13. Knickline. I can be extremely brief here, because the only place I found a definition was in the 3rd New International Dictionary. The word hardly appears on the Internet. The definition: "a line formed by the point or angle of a nick in a slope (as of a hill)." Talk about words that don't have a great deal of utility... If the word is barely attested, doesn't seem to create much of a vivid picture for us, or doesn't have a rich etymological story to it, why use it and why use it especially in a kids spelling bee? On to the next.
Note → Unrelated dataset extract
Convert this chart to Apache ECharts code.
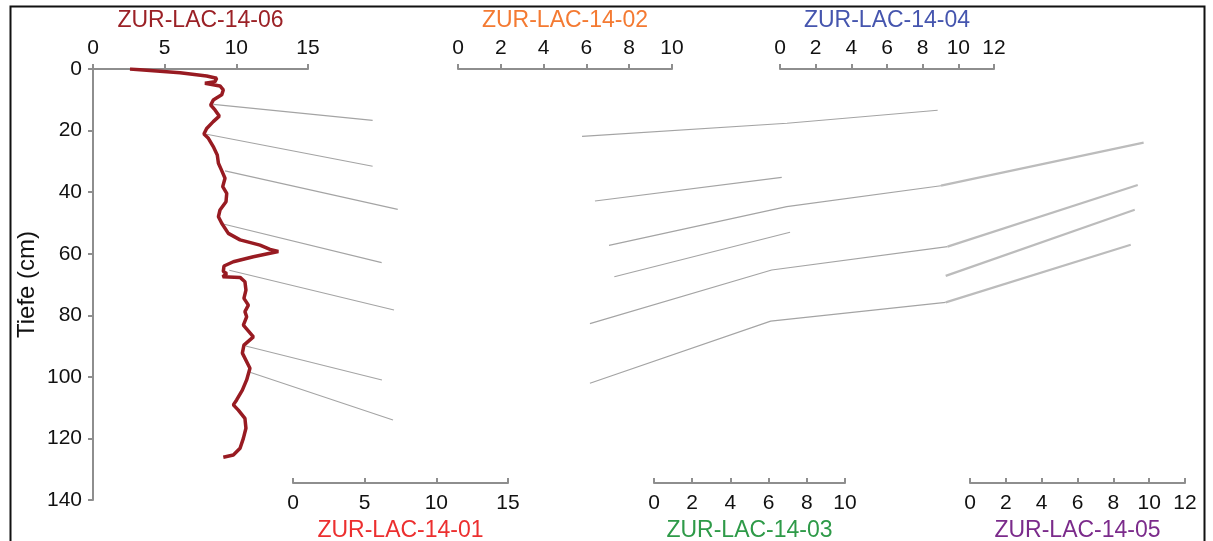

14. Lorcha. A lorcha is a light Chinese sailing vesssel, built somewhat after a European model, but rigged like a junk. A 19th century attestation gives us more information about it: "A vessel called a lorcha--which is a name derived from the Portuguese settlement at Macao, and which merely means that it is built after the European model..." Both the Century and the 3rd New International have pictures/drawings of a lorcha, but you wouldn't know from looking at both drawings that the same type of boat was meant. The definition given by the 3rd New International is the same as the others, though it adds that it has "batten lugsails." What is a lugsail? "A four-cornered sail, bent upon a yard which is slung at about 1/3 or 1/4 of its length from one end, and so hangs obliquely." The 3rd goes into more detail and even gives us four drawings of various kinds of lugsails, but I will spare you the details tonight.
I think one more essay will suffice to finish these 20 words.